After its closure in 1917, the tunnels at either end of this platform were bricked up, as illustrated above. Like other disused tube stations, this platform was used for storage. Probably the most illustrious items stored down here were the Elgin Marbles, which were kept safely guarded underground along with many other treasures from the British Museum in case the museum was hit by bombs.
A section of track remains alongside this platform and, as it dates from the station's opening in 1907, is the only remaining example of tube tracks from this period.
This long disused platform shows the signs of many experiments by London Underground over the years - it provided an ideal blank canvas to test out new ideas and materials. As a result, most of the original Leslie Green tiling is gone, although some of it remains under the many posters that cover the wall.
There are also examples of newer tiles being tested on the platform's wall - the red tiles pictured below look as though they were perhaps destined for the Central line.
There are a large number of posters dating from the late 1960s or early 1970s on the platform - these were not put in place for filming purposes but to test a new kind of glue for attaching advertisements to the wall in tube stations.
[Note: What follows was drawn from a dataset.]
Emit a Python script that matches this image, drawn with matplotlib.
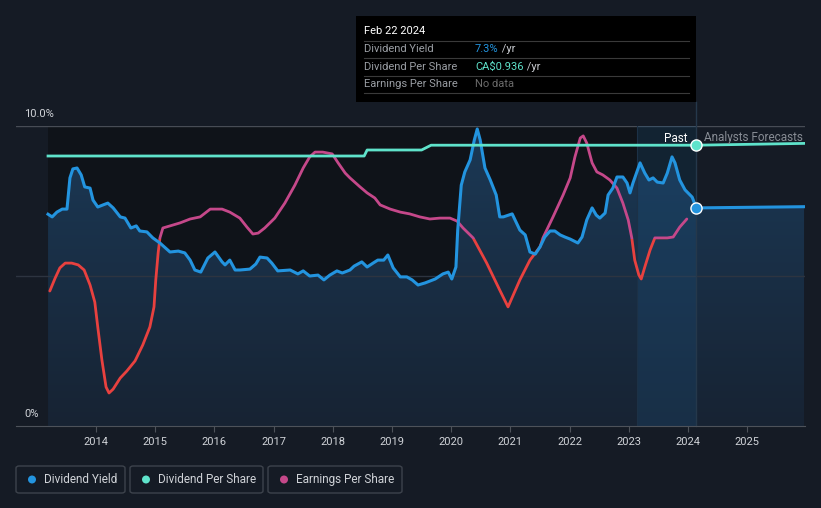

Given that the posters are still here 40 years later, I'd hazard a guess at the glue being a success.
The last part of our tour concerned those pesky lifts, the eventual cause of Aldwych's closure. The lifts are now the only remaining example of very early lifts from the turn of the century. There are two lift shafts at Aldwych, but only one was ever used - the way the lifts were designed meant that two lifts shared one shaft.
The two lift door frames can clearly be seen on the other side of this lift shaft. The design of the lifts - two next to each other - was clever as the two lifts had an interconnecting door, which could be utilised in case of an emergency. If one lift broke down, the second lift could be sent down until it was level with the stricken one, and the door could be opened to allow trapped passengers to transfer to the functioning lift.
Back at surface level, we were allowed a quick look around the lifts, which are now permanently parked at surface level. Apart from the interconnecting doors, they are very similar to the big lifts you see at stations like Goodge Street and Covent Garden.
Through the lifts was our exit - we were quickly ushered out to make way for the next tour group.
If I'm to be critical, it would be to say that both myself and the friend I went with found the tour to be a bit rushed and short, making the ticket price of £20 seem a bit steep. We were constantly being hurried along by staff, with little time to ask the volunteers questions, and considering that most of the people on the tour were taking pictures (it's worth mentioning to anyone coming on the tour that DSLR cameras are not permitted), this was a little frustrating. However, I hope that the large number of tours was down to it being so rare that Aldwych is open to the public, and down to the desire to give as many people as possible the opportunity to visit the station. It was certainly a treat to get to see it and the volunteers were all friendly and informative. If you're one of the lucky people to get tickets to go on a tour round the station - enjoy it!